What is the criteria for "victory"?

We have heard much from the right about not "cutting and running" or "leaving before the job is done" in Iraq. These false constructs make for nothing but a "damn the torpedoes" approach and make no allowance for lessons learned and changing tactics quickly. It has been the enemy doing the adapting and overcoming.

If we must oversee the creation of a stable Iraqi democracy and make the case that leaving will not cause a rise in violence, then we should plan on staying as long as we have in Korea. In the context of the current middle east, no Jeffersonian democracy is possible and it is sheer lunacy to think there won't be a strong anti-American sentiment for a couple of generations. Whether we are talking about the Shia-Sunni sectarian violence (often just a front for long-standing tribal rivalries settled only by violence) or the Sunni insurgency, the struggle between al-Sadr's minions and the Badr Organization, or even the growing audacity of the Kurdish seperatists, Iraq is in chaos and is effectively not governed. We will face the same choice about the likely rise in violence or Iran's influence 3, 5 or 10 years from now. I just want to know, what is there beyond blind hope to suggest that this will get better if we stay?


John, welcome!

And you're right, of course.

I think the GOP answer to what we can expect for Iran is clear..

"We have no intention of ignoring or appeasing history's latest gang of fanatics trying to murder their way to power..."

- Dick Cheney 9-11-06

Kind of an ironic statement -- I guess it is all a matter of your perspective.

I wish the followers would lead... With a voice so strong in would knock me to my knees...
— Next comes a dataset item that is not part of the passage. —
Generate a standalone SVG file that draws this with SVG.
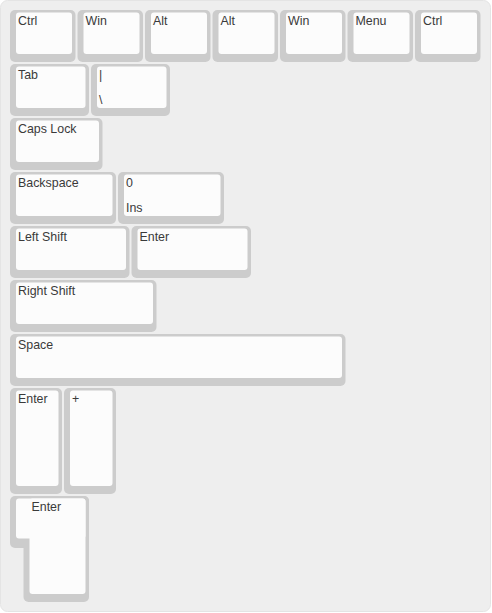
<svg xmlns="http://www.w3.org/2000/svg" width="492" height="613" viewBox="0 0 492 613">
<style>
.bg{fill:#eeeeee;stroke:#e4e4e4;stroke-width:1}
.o{fill:#cccccc}
.i{fill:#fcfcfc}
text{font-family:"Liberation Sans",Arial,sans-serif;font-size:12.4px;fill:#3a3a3a}
</style>
<rect class="bg" x="0.5" y="0.5" width="490" height="611" rx="7"/>
<g id="k-ctrl-l"><rect class="o" x="10" y="10" width="65.5" height="52" rx="5"/><rect class="i" x="16" y="12.5" width="56" height="41.5" rx="3"/><text x="18" y="25">Ctrl</text></g>
<g id="k-win-l"><rect class="o" x="77.5" y="10" width="65.5" height="52" rx="5"/><rect class="i" x="83.5" y="12.5" width="56" height="41.5" rx="3"/><text x="85.5" y="25">Win</text></g>
<g id="k-alt-l"><rect class="o" x="145" y="10" width="65.5" height="52" rx="5"/><rect class="i" x="151" y="12.5" width="56" height="41.5" rx="3"/><text x="153" y="25">Alt</text></g>
<g id="k-alt-r"><rect class="o" x="212.5" y="10" width="65.5" height="52" rx="5"/><rect class="i" x="218.5" y="12.5" width="56" height="41.5" rx="3"/><text x="220.5" y="25">Alt</text></g>
<g id="k-win-r"><rect class="o" x="280" y="10" width="65.5" height="52" rx="5"/><rect class="i" x="286" y="12.5" width="56" height="41.5" rx="3"/><text x="288" y="25">Win</text></g>
<g id="k-menu"><rect class="o" x="347.5" y="10" width="65.5" height="52" rx="5"/><rect class="i" x="353.5" y="12.5" width="56" height="41.5" rx="3"/><text x="355.5" y="25">Menu</text></g>
<g id="k-ctrl-r"><rect class="o" x="415" y="10" width="65.5" height="52" rx="5"/><rect class="i" x="421" y="12.5" width="56" height="41.5" rx="3"/><text x="423" y="25">Ctrl</text></g>
<g id="k-tab"><rect class="o" x="10" y="64" width="79" height="52" rx="5"/><rect class="i" x="16" y="66.5" width="69.5" height="41.5" rx="3"/><text x="18" y="79">Tab</text></g>
<g id="k-pipe"><rect class="o" x="91" y="64" width="79" height="52" rx="5"/><rect class="i" x="97" y="66.5" width="69.5" height="41.5" rx="3"/><text x="99" y="79">|</text><text x="99" y="104">\</text></g>
<g id="k-caps"><rect class="o" x="10" y="118" width="92.5" height="52" rx="5"/><rect class="i" x="16" y="120.5" width="83" height="41.5" rx="3"/><text x="18" y="133">Caps Lock</text></g>
<g id="k-backspace"><rect class="o" x="10" y="172" width="106" height="52" rx="5"/><rect class="i" x="16" y="174.5" width="96.5" height="41.5" rx="3"/><text x="18" y="187">Backspace</text></g>
<g id="k-ins"><rect class="o" x="118" y="172" width="106" height="52" rx="5"/><rect class="i" x="124" y="174.5" width="96.5" height="41.5" rx="3"/><text x="126" y="187">0</text><text x="126" y="212">Ins</text></g>
<g id="k-lshift"><rect class="o" x="10" y="226" width="119.5" height="52" rx="5"/><rect class="i" x="16" y="228.5" width="110" height="41.5" rx="3"/><text x="18" y="241">Left Shift</text></g>
<g id="k-enter-wide"><rect class="o" x="131.5" y="226" width="119.5" height="52" rx="5"/><rect class="i" x="137.5" y="228.5" width="110" height="41.5" rx="3"/><text x="139.5" y="241">Enter</text></g>
<g id="k-rshift"><rect class="o" x="10" y="280" width="146.5" height="52" rx="5"/><rect class="i" x="16" y="282.5" width="137" height="41.5" rx="3"/><text x="18" y="295">Right Shift</text></g>
<g id="k-space"><rect class="o" x="10" y="334" width="335.5" height="52" rx="5"/><rect class="i" x="16" y="336.5" width="326" height="41.5" rx="3"/><text x="18" y="349">Space</text></g>
<g id="k-enter-tall"><rect class="o" x="10" y="388" width="52" height="106" rx="5"/><rect class="i" x="16" y="390.5" width="42.5" height="95.5" rx="3"/><text x="18" y="403">Enter</text></g>
<g id="k-plus"><rect class="o" x="64" y="388" width="52" height="106" rx="5"/><rect class="i" x="70" y="390.5" width="42.5" height="95.5" rx="3"/><text x="72" y="403">+</text></g>
<g id="k-enter-iso">
<rect class="o" x="10" y="496" width="79" height="52" rx="5"/>
<rect class="o" x="23.5" y="496" width="65.5" height="106" rx="5"/>
<rect class="i" x="16" y="498.5" width="69.5" height="40" rx="3"/>
<rect class="i" x="29.5" y="498.5" width="56" height="95.5" rx="3"/>
<text x="31.5" y="511">Enter</text>
</g>
</svg>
We must begin to withdraw.

And while we're at it, we must pony up a boatload of money to help fund reconstruction. The so-called Pottery Barn rule.

We must walk away from the bases we're building there.
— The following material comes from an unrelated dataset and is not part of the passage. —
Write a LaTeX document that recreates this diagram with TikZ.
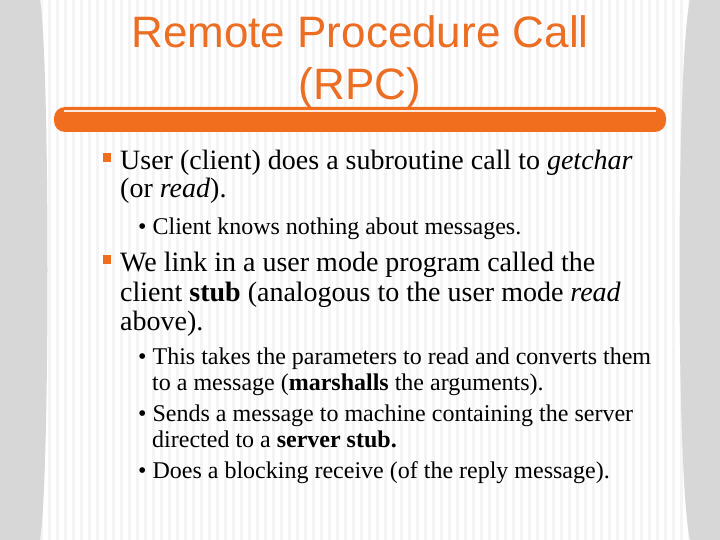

We must get a new president whose integrity is not a festering sore.

You make good point

While I understand the President's plan to be to train up the Iraqis to take care of their own security and once they are ready, to withdraw, that leaves open the question of "What constitutes Iraqi readiness?"
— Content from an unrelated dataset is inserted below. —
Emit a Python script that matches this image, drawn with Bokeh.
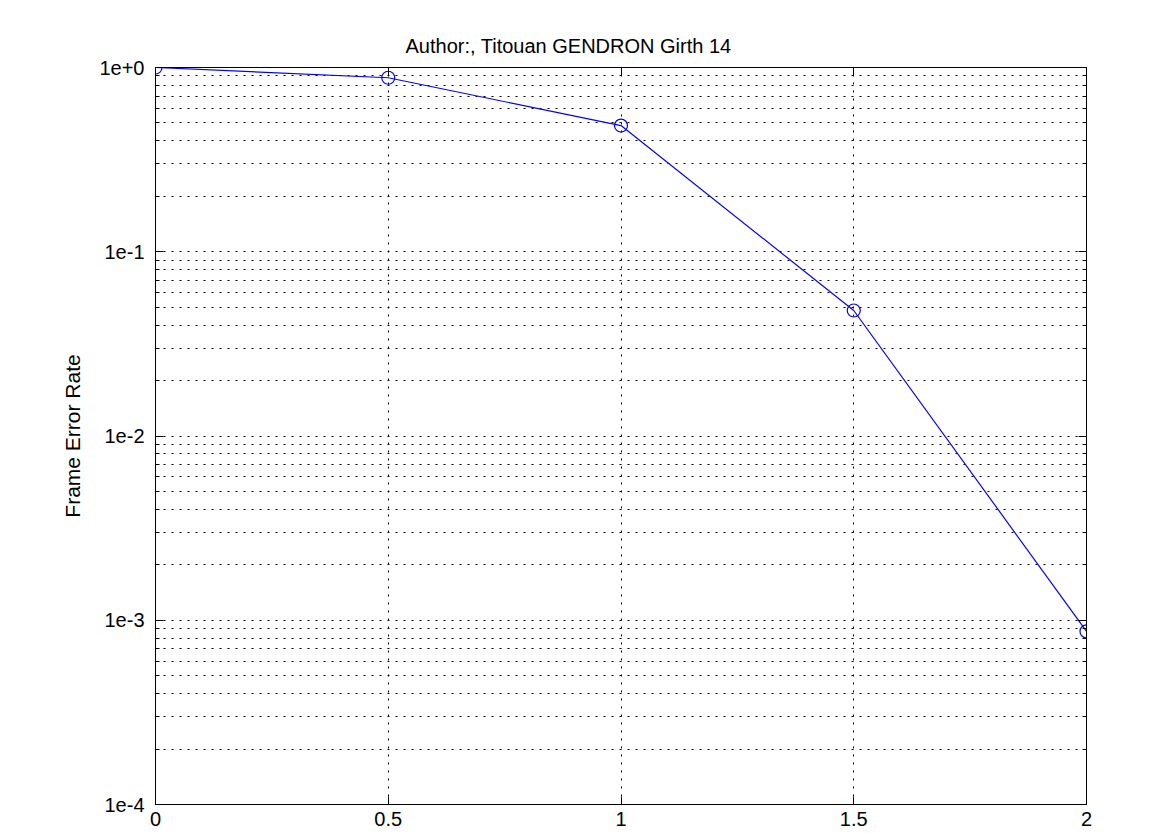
from bokeh.plotting import figure
from bokeh.models import (Range1d, FixedTicker, LogAxis, LinearAxis, Title,
                          CustomJSTickFormatter)
from bokeh.embed import file_html
from bokeh.resources import INLINE

# data
snr = [0.0, 0.5, 1.0, 1.5, 2.0]
fer = [1.0, 0.88, 0.484, 0.048, 8.7e-4]
x_ticks = [0, 0.5, 1, 1.5, 2]
x_labels = ["0", "0.5", "1", "1.5", "2"]
y_ticks = [1e-4, 1e-3, 1e-2, 1e-1, 1e0]
y_minor = [k * d for d in [1e-4, 1e-3, 1e-2, 1e-1] for k in range(2, 10)]
title_text = "Author:, Titouan GENDRON Girth 14"
y_label = "Frame Error Rate"

FONT = "Liberation Sans"
FS = "20px"

p = figure(width=1167, height=835, y_axis_type="log",
           x_range=Range1d(0, 2), y_range=Range1d(1e-4, 1),
           output_backend="svg", toolbar_location=None, title=None,
           min_border_left=155, min_border_right=81,
           min_border_top=67, min_border_bottom=31)
p.background_fill_color = "white"
p.border_fill_color = "white"
p.outline_line_color = "black"
p.outline_line_width = 1

xt = FixedTicker(ticks=x_ticks)
yt = FixedTicker(ticks=y_ticks, minor_ticks=y_minor)
yfmt = CustomJSTickFormatter(code="""
const e = Math.round(Math.log10(tick));
return "1e" + (e >= 0 ? "+" : "") + e;
""")
blank = CustomJSTickFormatter(code="return '';")

# bottom axis
xa = p.xaxis[0]
xa.ticker = xt
xa.major_label_overrides = {t: l for t, l in zip(x_ticks, x_labels)}
xa.major_tick_in = 8
xa.major_tick_out = 0
xa.minor_tick_in = 0
xa.minor_tick_out = 0
xa.major_label_standoff = 7
xa.major_label_text_font = FONT
xa.major_label_text_font_size = FS
xa.major_label_text_color = "black"
xa.axis_line_color = "black"
xa.major_tick_line_color = "black"

# left axis
ya = p.yaxis[0]
ya.ticker = yt
ya.formatter = yfmt
ya.major_tick_in = 8
ya.major_tick_out = 0
ya.minor_tick_in = 4
ya.minor_tick_out = 0
ya.major_label_standoff = 11
ya.major_label_text_font = FONT
ya.major_label_text_font_size = FS
ya.major_label_text_color = "black"
ya.axis_line_color = "black"
ya.major_tick_line_color = "black"
ya.minor_tick_line_color = "black"
ya.axis_label = y_label
ya.axis_label_text_font = FONT
ya.axis_label_text_font_size = "21px"
ya.axis_label_text_font_style = "normal"
ya.axis_label_text_color = "black"
ya.axis_label_standoff = 12

# right axis (ticks only)
ra = LogAxis(ticker=yt, formatter=blank, major_tick_in=8, major_tick_out=0,
             minor_tick_in=4, minor_tick_out=0,
             axis_line_color="black", major_tick_line_color="black",
             minor_tick_line_color="black")
p.add_layout(ra, "right")

# top axis (ticks only)
ta = LinearAxis(ticker=xt, formatter=blank, major_tick_in=8, major_tick_out=0,
                minor_tick_in=0, minor_tick_out=0,
                axis_line_color="black", major_tick_line_color="black")
p.add_layout(ta, "above")

p.add_layout(Title(text=title_text, text_font=FONT, text_font_size=FS,
                   text_font_style="normal", text_color="black",
                   align="left", offset=250, standoff=21), "above")

# grids
p.xgrid.ticker = xt
p.xgrid.grid_line_color = "black"
p.xgrid.grid_line_dash = "2 6"
p.xgrid.grid_line_width = 1
p.ygrid.ticker = yt
p.ygrid.grid_line_color = "black"
p.ygrid.grid_line_dash = "2 6"
p.ygrid.minor_grid_line_color = "black"
p.ygrid.minor_grid_line_dash = "2 6"

p.line(snr, fer, line_color="blue", line_width=1.2)
p.scatter(snr, fer, marker="circle", size=13, fill_color=None,
          line_color="blue", line_width=1.2)

open("out.html", "w").write(file_html(p, INLINE))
I don't know the answer. And I don't think the White House knows. That decision is going to be based on a combination of factors, not all of which have to do with actual readiness. Primarily, recommendations by the military leaders on the ground regarding whether there is much more U.S. troops can contribute and by political pressures at home.one

I just hope that when the decision to leave is made, the Iraqi security can (1) protect basic economic infrastructure and (2) secure the constitutional government. And then, there must be elections on schedule (I don't know when they are next to take place, but hopefully in 2 years for parliament so that the people will see they don't have to wait long for another electoral chance, which might help with the sectarian violence - although I don't have a solution for that, and I doubt anyone does.)


I think a good start

would be some sort of actual plan. It's really damn hard to know when you've gotten where you wanted to go if you never really decide exactly where you want to go. Know what I mean?

And I totally agree. The plan needs to be one that takes us out of Iraq. Sooner rather than later.

"They took all the trees and put them in a tree museum Then they charged the people a dollar 'n a half just to see 'em. Don't it always seem to go that you don't know what you've got till it's gone? They paved paradise and put up a parking lot."

Welcome John and Good Post

I hope that everyone has read my Brad Miller diary, becuase I think he has a pretty good idea on a start. We need to have an American conversation on this. A conversation without name calling or questioning other's patriotism.

Also, I saw the other day on another blog a suggestionn that we allow the Iraqi people vote on it. If they vote we get out, we leave with honor and show them that we really were there to liberate them. If they vote that we stay, then we are there with their permission, no longer occupiers. But of course, no plan will be perfect, but it sure would ne nice if there was some sort of plan.

No matter that patriotism is too often the refuge of scoundrels. Dissent, rebellion, and all-around hell-raising remain the true duty of patriots.